Characterizing herself as a “moderate with a brain,” Bridget Phetasy writes that things have gotten so bad that now “every vote is considered a statement on your personal identity and worth.” Her article in Spectator USA, “The battle cry of the politically homeless,” paints a bleak picture.

“Your value, who you are, what kind of world you want, whether or not you’re a good person or an evil person … it all boils down to which lever you pull. Damn your reasons. Vote for the ‘right’ person, or else you are a fascist, or a racist, or a globalist, or a communist.”

Ms. Phetasy expresses fatigue at “being afraid to voice my own opinions, of knowing how saying the wrong thing at a barbecue while someone is filming on their iPhone could result in a nationwide clarion call for my head on a pike.”

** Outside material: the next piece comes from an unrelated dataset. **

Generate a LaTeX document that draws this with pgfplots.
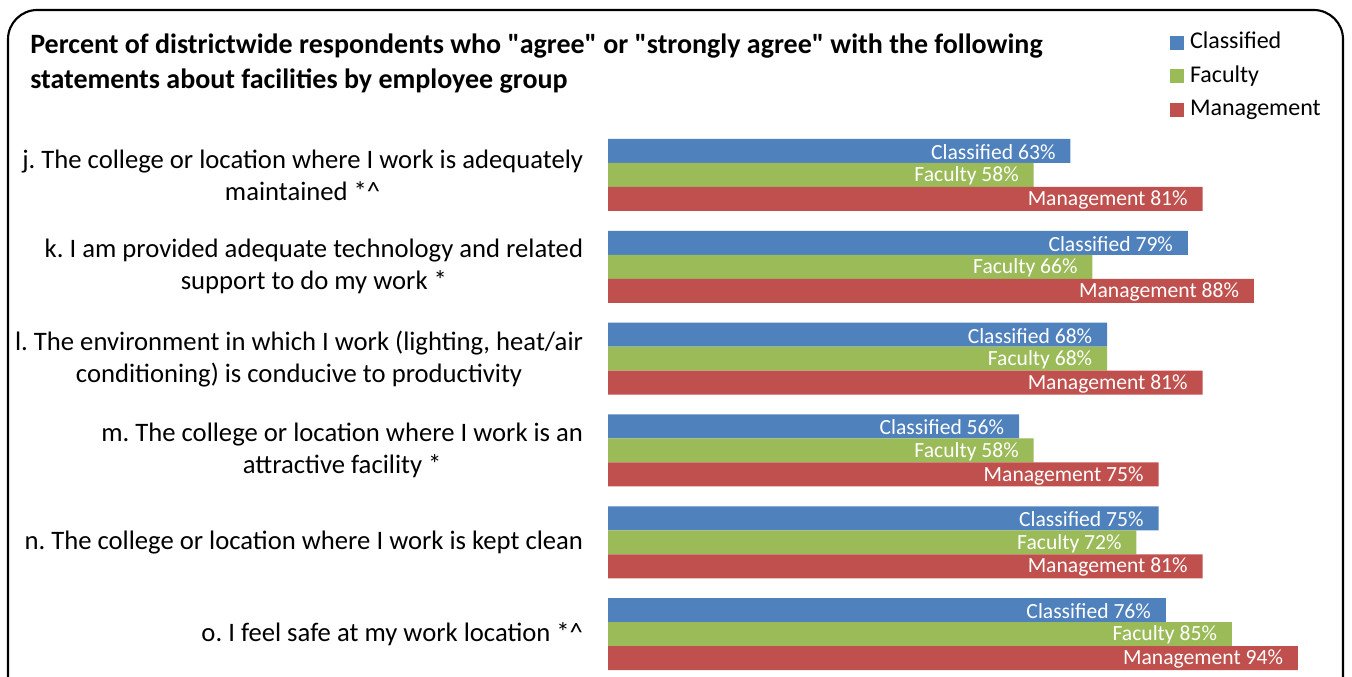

I, however, feel not one whit of a compulsion to cave to what Phetasy says is the “totalitarian-​like” demand of the two parties for “devotion to their ideology.”

How did I become so blessed?

I know that Trumpians have almost no way to rationally defend their major positions — protectionism being the tippy-​top of an Everest of an iceberg. Meanwhile, the far left is worse, flushing the old wine of socialism through the new-​but-​leaky bottles of racist (“anti-​racist”) resentment.

Can we really fear such intellectual paper tigers?

There is a way out: Ranked choice voting. Witless partisanship rests on the A/​not‑A (=B/​not‑B) duality rut of the two-​party system, into which I have never purchased admission. None of us are required to — and won’t be tempted to once our absurd electoral system is swapped for one not programmed to create false binaries.

This is Common Sense. I’m Paul Jacob.